Superfluidity is not an unbreakable shield. If you stir a superfluid too fast, or drag an object through it above a certain critical velocity, the frictionless flow breaks down and dissipation appears. This breakdown is not just a practical limitation; it is a deep physical process. It corresponds to a dynamical instability where the moving object has enough energy to create excitations—phonons—in the fluid, robbing its own kinetic energy and creating drag. This concept of a critical velocity, first envisioned by Landau, is a cornerstone of our understanding of "protected" states of matter.

The ideas of symmetry, phase, and excitations that we have developed are a kind of universal language. Let us end with a truly remarkable correspondence. Consider a system of two superfluids layered on top of each other, with a weak coupling that allows atoms to tunnel between them. The physics is described by the phases of the two condensates and their coupling.

But there is another way to look at this system, a "dual" perspective. In this strange new language, which is borrowed from high-energy particle physics, the system is not described by atoms and phases, but by vortices and gauge fields. In this dual world, the phonon mode of a single superfluid behaves exactly like a massless photon from the theory of electromagnetism. So, our bilayer system is equivalent to a universe with two different kinds of "light." Now, what does the Josephson coupling, the tunneling of atoms between the layers, look like in this dual world? It appears as a interaction that mixes the two gauge fields, and in the process, gives mass to one of the photons! The other remains massless. This phenomenon, by which a gauge boson acquires mass, is a direct analogue of the Anderson-Higgs mechanism, the very same principle responsible for giving mass to the fundamental W and Z bosons in the Standard Model of particle physics.
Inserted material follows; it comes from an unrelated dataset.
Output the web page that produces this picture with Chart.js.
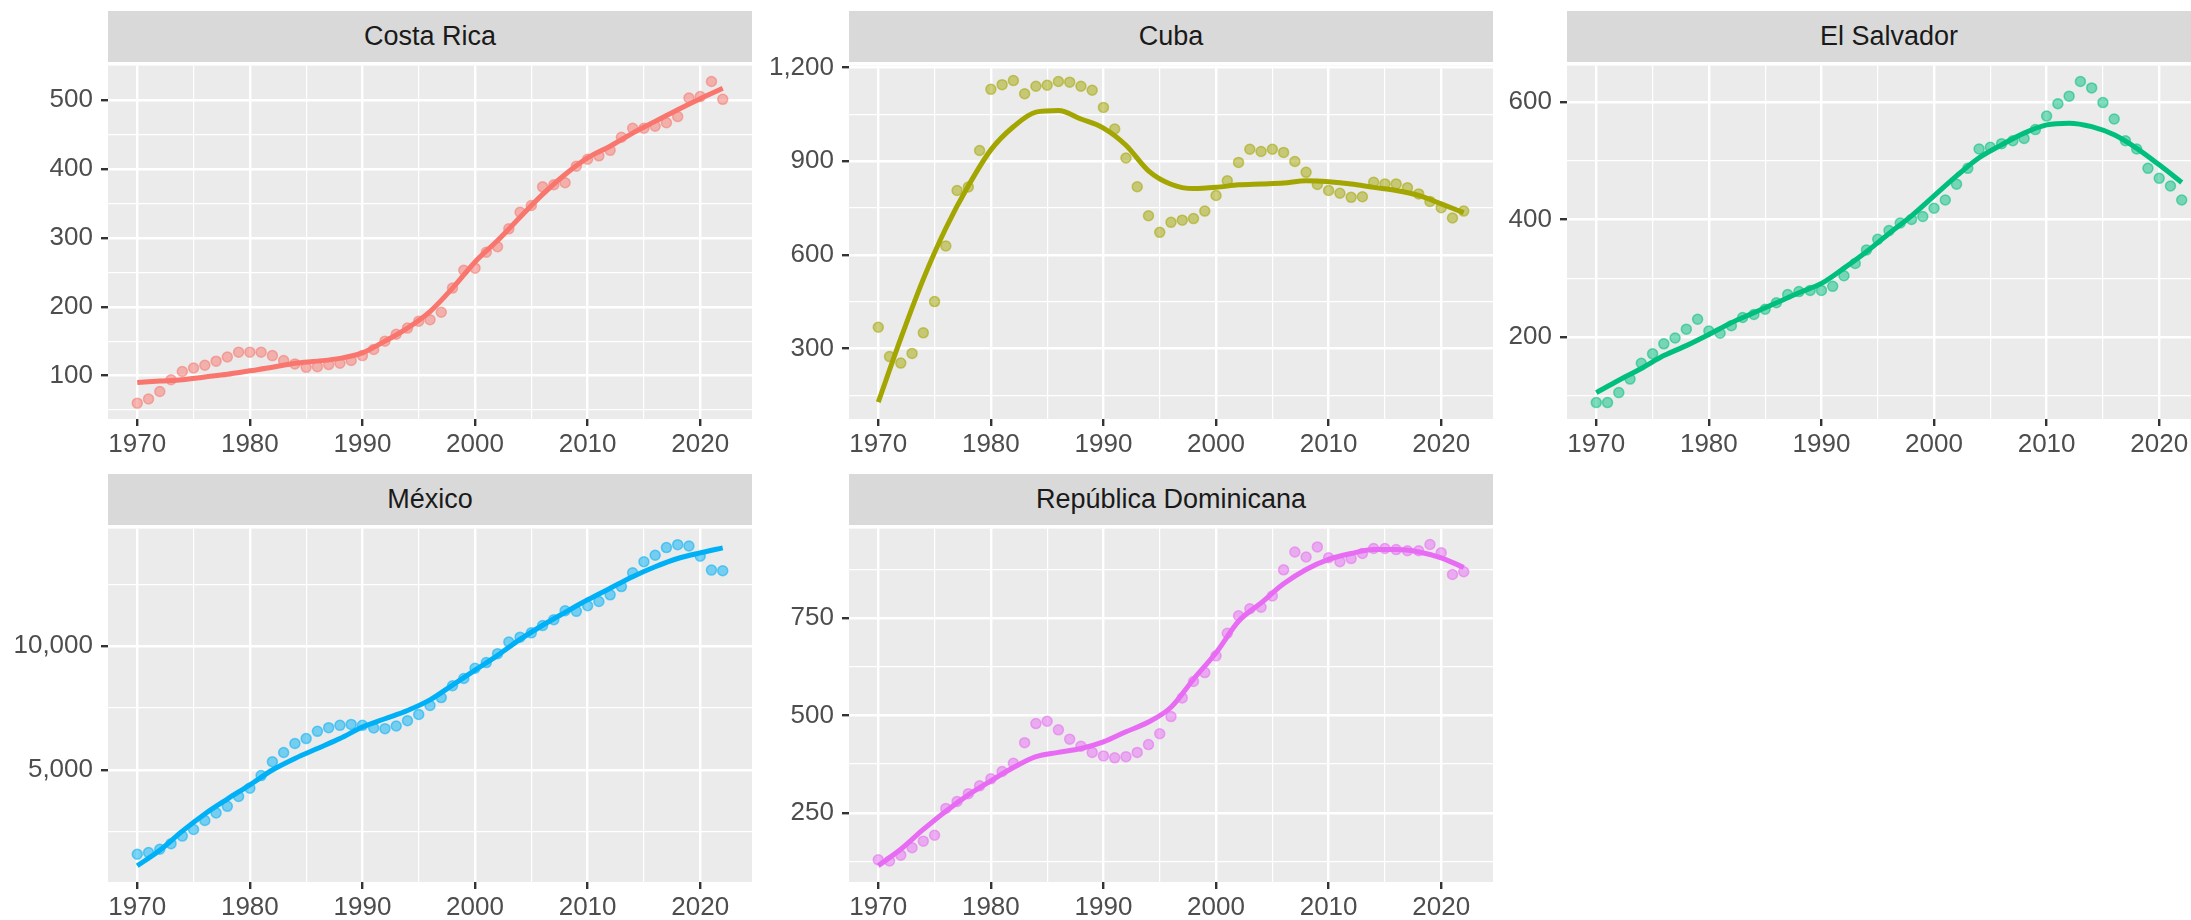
<!DOCTYPE html>
<html><head><meta charset="utf-8">
<script src="https://cdn.jsdelivr.net/npm/chart.js@4/dist/chart.umd.min.js"></script>
<style>
html,body{margin:0;padding:0;background:#fff;overflow:hidden;width:2191px;height:920px;}
#wrap{position:relative;width:2191px;height:920px;overflow:hidden;}
.strip{position:absolute;background:#D9D9D9;color:#1A1A1A;font-family:"Liberation Sans",Arial,sans-serif;font-size:27px;display:flex;align-items:center;justify-content:center;white-space:nowrap;}
canvas{position:absolute;}
</style></head><body><div id="wrap"></div>
<script>
// ---- data ----
const years = [1970,1971,1972,1973,1974,1975,1976,1977,1978,1979,1980,1981,1982,1983,1984,1985,1986,1987,1988,1989,1990,1991,1992,1993,1994,1995,1996,1997,1998,1999,2000,2001,2002,2003,2004,2005,2006,2007,2008,2009,2010,2011,2012,2013,2014,2015,2016,2017,2018,2019,2020,2021,2022];
const smoothYears = [1970,1972,1974,1976,1978,1980,1982,1984,1986,1988,1990,1992,1994,1996,1998,2000,2002,2004,2006,2008,2010,2012,2014,2016,2018,2020,2022];
const xTickValues = [1970,1975,1980,1985,1990,1995,2000,2005,2010,2015,2020];

const costaRica = [60,66,77,94,106,111,115,121,127,134, 134,134,129,122,117,112,113,116,118,122, 129,138,150,160,169,179,181,192,227,253, 256,279,287,313,337,347,374,377,380,404, 414,419,427,446,459,459,462,467,476,503, 505,527,501];
const costaRicaSmooth = [90,92,94,98,102,107,112,118,121,125,133,150,169,193,227,265,296,330,363,392,416,433,452,469,486,502,517];

const cuba = [368,274,253,284,350,450,628,806,817,934, 1130,1145,1158,1116,1140,1143,1155,1153,1140,1127, 1072,1003,910,818,725,672,704,711,716,740, 790,837,896,938,931,938,928,899,864,825, 806,797,784,786,832,827,827,815,795,771, 751,718,740];
const cubaSmooth = [128,332,522,685,821,936,1010,1057,1062,1035,1006,951,869,826,812,816,824,827,830,837,834,827,816,806,790,763,735];

const elSalvador = [88,88,105,128,155,171,188,198,213,230, 210,206,219,233,238,247,258,272,277,279, 279,286,304,325,348,366,381,394,400,405, 419,433,460,487,520,523,529,534,538,553, 576,597,610,635,624,599,571,534,520,487, 470,457,433];
const elSalvadorSmooth = [105,126,146,168,185,204,224,241,258,275,291,317,345,376,406,440,474,505,527,547,561,564,558,544,521,493,463];

const mexico = [1600,1667,1800,2027,2333,2600,2960,3267,3533,3933, 4267,4773,5333,5707,6067,6267,6560,6707,6800,6840, 6800,6693,6667,6773,6987,7240,7600,7920,8400,8693, 9107,9333,9693,10160,10360,10533,10827,11067,11427,11400, 11627,11800,12067,12400,12960,13400,13667,13973,14093,14040, 13627,13067,13040];
const mexicoSmooth = [1133,1760,2533,3227,3827,4400,5000,5467,5867,6267,6733,7067,7400,7827,8427,9027,9627,10267,10840,11360,11867,12333,12800,13200,13533,13760,13960];

const repDominicana = [129,126,141,160,177,192,261,279,299,319, 337,356,377,430,479,485,463,439,421,405, 396,391,394,405,425,453,497,545,587,610, 653,711,756,774,778,807,874,920,907,933, 905,895,903,916,929,929,926,923,923,939, 918,862,869];
const repDominicanaSmooth = [114,156,207,254,296,332,366,394,405,415,432,458,483,521,593,661,742,789,838,875,901,916,926,926,920,905,880];

const crMajor = [100,200,300,400,500], crMinor = [50,150,250,350,450];
const cuMajor = [300,600,900,1200], cuMinor = [150,450,750,1050];
const esMajor = [200,400,600], esMinor = [100,300,500];
const mxMajor = [5000,10000], mxMinor = [2500,7500,12500];
const drMajor = [250,500,750], drMinor = [125,375,625,875];

// ---- layout ----
const COL_L = [108, 849, 1567], ROW_T = [62, 525], STRIP_T = [11, 474];
const PW = 644, PH = 357, AXW = 120, PADT = 20, PADR = 20, AXH = 70, STRIP_H = 51;
const FONT = '"Liberation Sans", Arial, sans-serif';

const panels = [
  {name:'Costa Rica', color:[248,118,109], pts:costaRica, sm:costaRicaSmooth, yMin:37, yMax:550, major:crMajor, minor:crMinor, col:0, row:0},
  {name:'Cuba', color:[163,165,0], pts:cuba, sm:cubaSmooth, yMin:74, yMax:1206, major:cuMajor, minor:cuMinor, col:1, row:0},
  {name:'El Salvador', color:[0,191,125], pts:elSalvador, sm:elSalvadorSmooth, yMin:60, yMax:662, major:esMajor, minor:esMinor, col:2, row:0},
  {name:'México', color:[0,176,246], pts:mexico, sm:mexicoSmooth, yMin:480, yMax:14740, major:mxMajor, minor:mxMinor, col:0, row:1},
  {name:'República Dominicana', color:[231,107,243], pts:repDominicana, sm:repDominicanaSmooth, yMin:72, yMax:980, major:drMajor, minor:drMinor, col:1, row:1}
];

const rgba = (c,a) => `rgba(${c[0]},${c[1]},${c[2]},${a})`;
const bgPlugin = {id:'panelBg', beforeDraw(chart){const a=chart.chartArea,ctx=chart.ctx;ctx.save();ctx.fillStyle='#EBEBEB';ctx.fillRect(a.left,a.top,a.right-a.left,a.bottom-a.top);ctx.restore();}};

const wrap = document.getElementById('wrap');
panels.forEach(p => {
  const left = COL_L[p.col], top = ROW_T[p.row];
  const s = document.createElement('div');
  s.className = 'strip'; s.textContent = p.name;
  s.style.left = left+'px'; s.style.top = STRIP_T[p.row]+'px';
  s.style.width = PW+'px'; s.style.height = STRIP_H+'px';
  wrap.appendChild(s);
  const cv = document.createElement('canvas');
  cv.width = AXW+PW+PADR; cv.height = PADT+PH+AXH;
  cv.style.left = (left-AXW)+'px'; cv.style.top = (top-PADT)+'px';
  cv.style.width = cv.width+'px'; cv.style.height = cv.height+'px';
  wrap.appendChild(cv);
  const majorSet = new Set(p.major);
  const yTicks = p.major.concat(p.minor).sort((a,b)=>a-b);
  new Chart(cv, {
    type:'scatter',
    data:{datasets:[
      {type:'line', data:smoothYears.map((x,i)=>({x, y:p.sm[i]})), borderColor:rgba(p.color,1), borderWidth:5, pointRadius:0, cubicInterpolationMode:'monotone', fill:false, order:0},
      {type:'scatter', data:years.map((x,i)=>({x, y:p.pts[i]})), backgroundColor:rgba(p.color,0.5), borderColor:rgba(p.color,0.55), borderWidth:1.5, pointRadius:5, order:1}
    ]},
    options:{
      responsive:false, animation:false, devicePixelRatio:1, events:[],
      layout:{padding:{top:PADT, right:PADR, left:0, bottom:0}},
      plugins:{legend:{display:false}, tooltip:{enabled:false}, title:{display:false}},
      scales:{
        x:{type:'linear', min:1967.4, max:2024.6,
          afterBuildTicks:sc=>{sc.ticks = xTickValues.map(v=>({value:v}));},
          afterFit:sc=>{sc.height = AXH;},
          border:{display:false},
          grid:{color:'#FFFFFF', lineWidth:c=>(c.tick && c.tick.value%10===0)?2.4:1.2, drawTicks:true, tickLength:7,
                tickColor:c=>(c.tick && c.tick.value%10===0)?'#333333':'rgba(0,0,0,0)', tickWidth:2.4},
          ticks:{autoSkip:false, maxRotation:0, minRotation:0, padding:3, color:'#4D4D4D', font:{family:FONT, size:26},
                 callback:v=>(v%10===0)?String(v):''}
        },
        y:{type:'linear', min:p.yMin, max:p.yMax,
          afterBuildTicks:sc=>{sc.ticks = yTicks.map(v=>({value:v}));},
          afterFit:sc=>{sc.width = AXW;},
          border:{display:false},
          grid:{color:'#FFFFFF', lineWidth:c=>(c.tick && majorSet.has(c.tick.value))?2.4:1.2, drawTicks:true, tickLength:7,
                tickColor:c=>(c.tick && majorSet.has(c.tick.value))?'#333333':'rgba(0,0,0,0)', tickWidth:2.4},
          ticks:{autoSkip:false, padding:8, color:'#4D4D4D', font:{family:FONT, size:26},
                 callback:v=>majorSet.has(v)?v.toLocaleString('en-US'):''}
        }
      }
    },
    plugins:[bgPlugin]
  });
});
</script></body></html>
Think about this for a moment. A tabletop experiment with ultra-cold atoms, behaving as a fluid, can be described by the same mathematics that describes the fundamental particles and forces that emerged from the Big Bang.

This is the ultimate lesson. By studying how one form of matter behaves at its coldest, we learn to speak a language—of symmetry, phase, excitation, and duality—that nature uses everywhere. We confirm these theories with precise experimental tools like light scattering, which directly probe the excitation spectrum we calculate. We even find ourselves rethinking fundamental concepts, like what constitutes the most "natural" system of units for a physical problem. In the world of quantum turbulence, the fundamental quantities aren't meters and kilograms, but the quantum of circulation, $\hbar/m$, and the speed of sound. Studying quantum fluids, then, is not just about the fluid itself. It is a journey of discovery, revealing the elegant and unexpected connections that tie our physical world into a single, coherent, and beautiful whole.